TO DO:
Start at the first line of the material below and retype each line through the one containing "const font = 'Liberation", exactly.

## begin RECORDS TO USE

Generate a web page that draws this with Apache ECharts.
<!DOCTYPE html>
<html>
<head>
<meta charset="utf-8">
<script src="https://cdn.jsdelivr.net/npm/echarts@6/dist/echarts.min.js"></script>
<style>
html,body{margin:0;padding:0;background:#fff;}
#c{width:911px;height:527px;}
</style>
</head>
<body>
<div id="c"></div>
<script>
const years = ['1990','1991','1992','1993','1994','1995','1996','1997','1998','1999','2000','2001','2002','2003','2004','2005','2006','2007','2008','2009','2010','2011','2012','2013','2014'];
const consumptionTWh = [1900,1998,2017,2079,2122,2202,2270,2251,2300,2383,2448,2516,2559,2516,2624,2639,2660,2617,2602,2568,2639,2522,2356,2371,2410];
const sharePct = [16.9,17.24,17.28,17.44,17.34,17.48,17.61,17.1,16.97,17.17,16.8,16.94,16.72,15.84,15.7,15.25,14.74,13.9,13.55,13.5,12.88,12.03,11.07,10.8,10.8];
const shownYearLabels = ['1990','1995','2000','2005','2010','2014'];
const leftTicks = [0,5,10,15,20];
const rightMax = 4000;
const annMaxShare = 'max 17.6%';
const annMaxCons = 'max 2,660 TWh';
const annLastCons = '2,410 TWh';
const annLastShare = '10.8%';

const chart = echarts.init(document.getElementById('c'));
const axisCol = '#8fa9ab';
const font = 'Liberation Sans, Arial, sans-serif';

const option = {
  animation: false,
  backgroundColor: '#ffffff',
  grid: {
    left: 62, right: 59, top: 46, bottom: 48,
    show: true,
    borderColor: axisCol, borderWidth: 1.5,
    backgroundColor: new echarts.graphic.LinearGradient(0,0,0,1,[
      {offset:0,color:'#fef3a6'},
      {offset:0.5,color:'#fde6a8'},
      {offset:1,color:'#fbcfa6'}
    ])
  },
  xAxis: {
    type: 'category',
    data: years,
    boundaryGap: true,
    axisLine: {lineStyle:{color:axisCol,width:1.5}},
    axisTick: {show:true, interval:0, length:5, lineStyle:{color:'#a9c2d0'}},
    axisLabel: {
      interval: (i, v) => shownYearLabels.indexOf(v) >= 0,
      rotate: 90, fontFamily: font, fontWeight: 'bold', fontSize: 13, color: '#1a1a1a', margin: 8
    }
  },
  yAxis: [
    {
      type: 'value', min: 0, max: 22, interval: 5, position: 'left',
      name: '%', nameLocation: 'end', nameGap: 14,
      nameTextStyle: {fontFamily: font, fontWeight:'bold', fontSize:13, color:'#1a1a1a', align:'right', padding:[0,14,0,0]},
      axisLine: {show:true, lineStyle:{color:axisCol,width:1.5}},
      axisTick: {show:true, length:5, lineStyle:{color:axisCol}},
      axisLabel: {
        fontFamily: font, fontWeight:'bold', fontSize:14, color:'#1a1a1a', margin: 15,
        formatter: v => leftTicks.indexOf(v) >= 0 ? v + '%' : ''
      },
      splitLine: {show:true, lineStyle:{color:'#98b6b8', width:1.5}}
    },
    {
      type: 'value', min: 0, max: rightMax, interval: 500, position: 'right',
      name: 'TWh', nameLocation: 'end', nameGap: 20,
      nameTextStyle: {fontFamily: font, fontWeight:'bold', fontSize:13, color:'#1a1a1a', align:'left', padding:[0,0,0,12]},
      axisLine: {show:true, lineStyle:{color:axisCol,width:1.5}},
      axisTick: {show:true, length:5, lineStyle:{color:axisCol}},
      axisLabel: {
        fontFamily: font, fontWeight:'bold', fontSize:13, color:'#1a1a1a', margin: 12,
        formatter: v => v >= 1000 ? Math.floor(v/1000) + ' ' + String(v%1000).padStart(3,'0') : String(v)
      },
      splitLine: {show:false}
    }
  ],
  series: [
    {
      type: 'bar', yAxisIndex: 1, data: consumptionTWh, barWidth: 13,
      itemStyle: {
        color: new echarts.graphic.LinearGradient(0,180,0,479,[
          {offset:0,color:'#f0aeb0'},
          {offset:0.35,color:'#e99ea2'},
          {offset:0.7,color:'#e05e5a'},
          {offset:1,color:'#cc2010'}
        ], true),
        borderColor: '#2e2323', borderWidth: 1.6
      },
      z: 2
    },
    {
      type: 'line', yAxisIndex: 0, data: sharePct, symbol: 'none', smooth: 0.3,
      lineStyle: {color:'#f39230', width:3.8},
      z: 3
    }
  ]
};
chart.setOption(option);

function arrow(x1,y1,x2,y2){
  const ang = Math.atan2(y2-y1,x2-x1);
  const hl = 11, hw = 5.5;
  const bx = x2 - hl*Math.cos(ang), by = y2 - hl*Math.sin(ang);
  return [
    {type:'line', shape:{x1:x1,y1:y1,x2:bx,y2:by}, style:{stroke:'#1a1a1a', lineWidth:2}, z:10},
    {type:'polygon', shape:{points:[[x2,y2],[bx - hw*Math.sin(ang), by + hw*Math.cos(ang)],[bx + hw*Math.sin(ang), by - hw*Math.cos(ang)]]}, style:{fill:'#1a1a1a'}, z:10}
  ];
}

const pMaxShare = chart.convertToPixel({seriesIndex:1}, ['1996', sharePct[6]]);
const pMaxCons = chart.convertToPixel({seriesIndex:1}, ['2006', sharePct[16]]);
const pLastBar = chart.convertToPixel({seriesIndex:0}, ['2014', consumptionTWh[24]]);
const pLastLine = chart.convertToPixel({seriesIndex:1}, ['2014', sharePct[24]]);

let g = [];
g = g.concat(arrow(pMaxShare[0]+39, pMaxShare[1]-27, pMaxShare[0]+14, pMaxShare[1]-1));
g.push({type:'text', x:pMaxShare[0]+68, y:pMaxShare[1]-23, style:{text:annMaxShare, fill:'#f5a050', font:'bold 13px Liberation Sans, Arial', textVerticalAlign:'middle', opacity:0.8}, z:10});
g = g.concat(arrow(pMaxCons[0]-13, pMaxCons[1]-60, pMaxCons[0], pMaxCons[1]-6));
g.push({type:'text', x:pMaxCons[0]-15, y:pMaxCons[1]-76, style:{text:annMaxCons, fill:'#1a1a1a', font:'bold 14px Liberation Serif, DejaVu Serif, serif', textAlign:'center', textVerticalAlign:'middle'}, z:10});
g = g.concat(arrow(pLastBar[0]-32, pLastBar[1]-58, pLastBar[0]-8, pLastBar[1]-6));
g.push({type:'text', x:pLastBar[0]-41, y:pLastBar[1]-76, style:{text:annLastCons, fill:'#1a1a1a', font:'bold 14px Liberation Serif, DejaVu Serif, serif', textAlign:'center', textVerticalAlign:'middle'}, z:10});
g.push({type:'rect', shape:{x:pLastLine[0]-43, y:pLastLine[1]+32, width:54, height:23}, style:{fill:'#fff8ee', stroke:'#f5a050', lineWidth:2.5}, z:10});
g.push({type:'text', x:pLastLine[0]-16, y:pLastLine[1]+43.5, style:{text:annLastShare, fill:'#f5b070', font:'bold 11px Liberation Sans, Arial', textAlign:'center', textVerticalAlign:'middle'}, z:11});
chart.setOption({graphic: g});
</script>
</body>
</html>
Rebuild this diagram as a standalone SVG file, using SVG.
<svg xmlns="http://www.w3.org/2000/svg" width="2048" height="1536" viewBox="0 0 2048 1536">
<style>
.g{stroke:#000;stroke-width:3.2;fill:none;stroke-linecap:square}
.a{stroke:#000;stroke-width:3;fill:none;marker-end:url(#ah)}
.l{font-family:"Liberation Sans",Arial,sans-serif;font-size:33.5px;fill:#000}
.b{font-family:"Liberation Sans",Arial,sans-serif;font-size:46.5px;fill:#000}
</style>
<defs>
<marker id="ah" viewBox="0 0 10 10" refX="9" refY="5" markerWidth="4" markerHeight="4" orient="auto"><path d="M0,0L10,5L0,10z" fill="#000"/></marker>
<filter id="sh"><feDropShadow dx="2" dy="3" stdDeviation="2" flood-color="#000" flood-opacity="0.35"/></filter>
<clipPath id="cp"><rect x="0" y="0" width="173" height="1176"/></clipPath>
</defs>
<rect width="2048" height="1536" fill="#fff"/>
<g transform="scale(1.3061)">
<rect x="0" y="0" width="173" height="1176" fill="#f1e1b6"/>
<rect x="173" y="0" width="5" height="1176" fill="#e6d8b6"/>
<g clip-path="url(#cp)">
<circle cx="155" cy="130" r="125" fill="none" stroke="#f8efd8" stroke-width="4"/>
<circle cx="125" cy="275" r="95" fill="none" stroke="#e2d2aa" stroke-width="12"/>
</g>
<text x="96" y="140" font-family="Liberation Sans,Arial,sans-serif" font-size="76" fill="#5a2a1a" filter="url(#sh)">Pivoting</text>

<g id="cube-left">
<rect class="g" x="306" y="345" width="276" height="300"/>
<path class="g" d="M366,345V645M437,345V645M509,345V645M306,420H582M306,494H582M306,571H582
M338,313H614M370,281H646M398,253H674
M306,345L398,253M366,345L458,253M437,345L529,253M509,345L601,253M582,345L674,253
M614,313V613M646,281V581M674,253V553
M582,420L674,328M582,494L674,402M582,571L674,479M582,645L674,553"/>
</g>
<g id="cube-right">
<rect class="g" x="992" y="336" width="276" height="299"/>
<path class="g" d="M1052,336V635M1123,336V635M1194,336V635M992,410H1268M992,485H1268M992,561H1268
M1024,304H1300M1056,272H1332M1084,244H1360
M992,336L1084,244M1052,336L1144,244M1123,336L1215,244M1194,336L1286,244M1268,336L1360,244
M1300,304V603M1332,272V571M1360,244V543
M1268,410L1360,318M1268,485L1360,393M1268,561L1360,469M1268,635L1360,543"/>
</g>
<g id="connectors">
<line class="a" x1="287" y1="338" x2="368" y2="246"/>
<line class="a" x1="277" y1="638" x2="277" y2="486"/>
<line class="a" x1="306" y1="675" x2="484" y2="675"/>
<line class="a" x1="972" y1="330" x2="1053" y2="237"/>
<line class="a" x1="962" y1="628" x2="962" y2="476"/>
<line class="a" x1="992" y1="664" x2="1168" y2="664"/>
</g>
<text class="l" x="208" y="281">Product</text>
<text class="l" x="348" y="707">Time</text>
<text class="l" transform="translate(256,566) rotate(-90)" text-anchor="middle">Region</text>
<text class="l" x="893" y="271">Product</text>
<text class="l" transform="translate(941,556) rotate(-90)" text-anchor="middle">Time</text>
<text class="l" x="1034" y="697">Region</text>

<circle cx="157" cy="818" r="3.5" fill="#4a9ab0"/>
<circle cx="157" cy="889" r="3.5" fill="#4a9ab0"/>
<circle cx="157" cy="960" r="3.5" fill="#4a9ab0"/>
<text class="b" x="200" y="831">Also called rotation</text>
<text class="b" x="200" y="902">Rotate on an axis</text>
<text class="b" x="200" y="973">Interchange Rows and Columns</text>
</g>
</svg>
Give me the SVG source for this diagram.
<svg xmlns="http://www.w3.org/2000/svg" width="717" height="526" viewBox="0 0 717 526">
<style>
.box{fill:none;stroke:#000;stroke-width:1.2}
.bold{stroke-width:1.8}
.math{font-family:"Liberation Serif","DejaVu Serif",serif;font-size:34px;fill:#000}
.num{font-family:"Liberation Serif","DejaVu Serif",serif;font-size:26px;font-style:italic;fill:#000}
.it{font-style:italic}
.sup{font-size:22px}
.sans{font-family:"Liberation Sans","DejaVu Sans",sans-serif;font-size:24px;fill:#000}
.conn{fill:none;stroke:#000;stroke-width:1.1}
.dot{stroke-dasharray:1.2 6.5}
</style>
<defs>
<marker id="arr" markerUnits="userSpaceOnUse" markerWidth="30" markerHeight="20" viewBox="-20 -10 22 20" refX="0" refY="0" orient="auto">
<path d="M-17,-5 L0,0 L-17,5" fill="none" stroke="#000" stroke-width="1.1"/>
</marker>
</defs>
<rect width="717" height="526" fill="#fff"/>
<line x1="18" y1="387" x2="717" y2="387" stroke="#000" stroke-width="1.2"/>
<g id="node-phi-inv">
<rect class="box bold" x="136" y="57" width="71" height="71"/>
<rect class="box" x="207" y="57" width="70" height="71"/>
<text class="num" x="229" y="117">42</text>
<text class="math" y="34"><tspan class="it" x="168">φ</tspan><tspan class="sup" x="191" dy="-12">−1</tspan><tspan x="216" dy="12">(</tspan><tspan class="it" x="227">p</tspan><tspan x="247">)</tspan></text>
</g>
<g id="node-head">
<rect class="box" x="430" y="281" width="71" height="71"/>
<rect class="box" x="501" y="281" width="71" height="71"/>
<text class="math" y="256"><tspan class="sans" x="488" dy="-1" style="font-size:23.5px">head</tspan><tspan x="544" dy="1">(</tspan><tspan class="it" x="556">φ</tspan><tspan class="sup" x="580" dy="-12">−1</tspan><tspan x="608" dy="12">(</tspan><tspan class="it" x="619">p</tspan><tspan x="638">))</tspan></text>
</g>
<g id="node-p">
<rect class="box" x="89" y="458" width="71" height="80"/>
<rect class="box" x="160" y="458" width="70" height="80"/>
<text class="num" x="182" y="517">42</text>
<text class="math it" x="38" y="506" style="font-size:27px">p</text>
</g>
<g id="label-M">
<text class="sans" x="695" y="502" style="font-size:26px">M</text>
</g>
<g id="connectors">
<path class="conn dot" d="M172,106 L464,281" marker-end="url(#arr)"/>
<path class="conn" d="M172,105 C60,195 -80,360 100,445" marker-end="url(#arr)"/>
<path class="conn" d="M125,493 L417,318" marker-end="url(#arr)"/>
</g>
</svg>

## end RECORDS TO USE

COMPLETED EXERCISE:
Generate a web page that draws this with Apache ECharts.
<!DOCTYPE html>
<html>
<head>
<meta charset="utf-8">
<script src="https://cdn.jsdelivr.net/npm/echarts@6/dist/echarts.min.js"></script>
<style>
html,body{margin:0;padding:0;background:#fff;}
#c{width:911px;height:527px;}
</style>
</head>
<body>
<div id="c"></div>
<script>
const years = ['1990','1991','1992','1993','1994','1995','1996','1997','1998','1999','2000','2001','2002','2003','2004','2005','2006','2007','2008','2009','2010','2011','2012','2013','2014'];
const consumptionTWh = [1900,1998,2017,2079,2122,2202,2270,2251,2300,2383,2448,2516,2559,2516,2624,2639,2660,2617,2602,2568,2639,2522,2356,2371,2410];
const sharePct = [16.9,17.24,17.28,17.44,17.34,17.48,17.61,17.1,16.97,17.17,16.8,16.94,16.72,15.84,15.7,15.25,14.74,13.9,13.55,13.5,12.88,12.03,11.07,10.8,10.8];
const shownYearLabels = ['1990','1995','2000','2005','2010','2014'];
const leftTicks = [0,5,10,15,20];
const rightMax = 4000;
const annMaxShare = 'max 17.6%';
const annMaxCons = 'max 2,660 TWh';
const annLastCons = '2,410 TWh';
const annLastShare = '10.8%';

const chart = echarts.init(document.getElementById('c'));
const axisCol = '#8fa9ab';
const font = 'Liberation Sans, Arial, sans-serif';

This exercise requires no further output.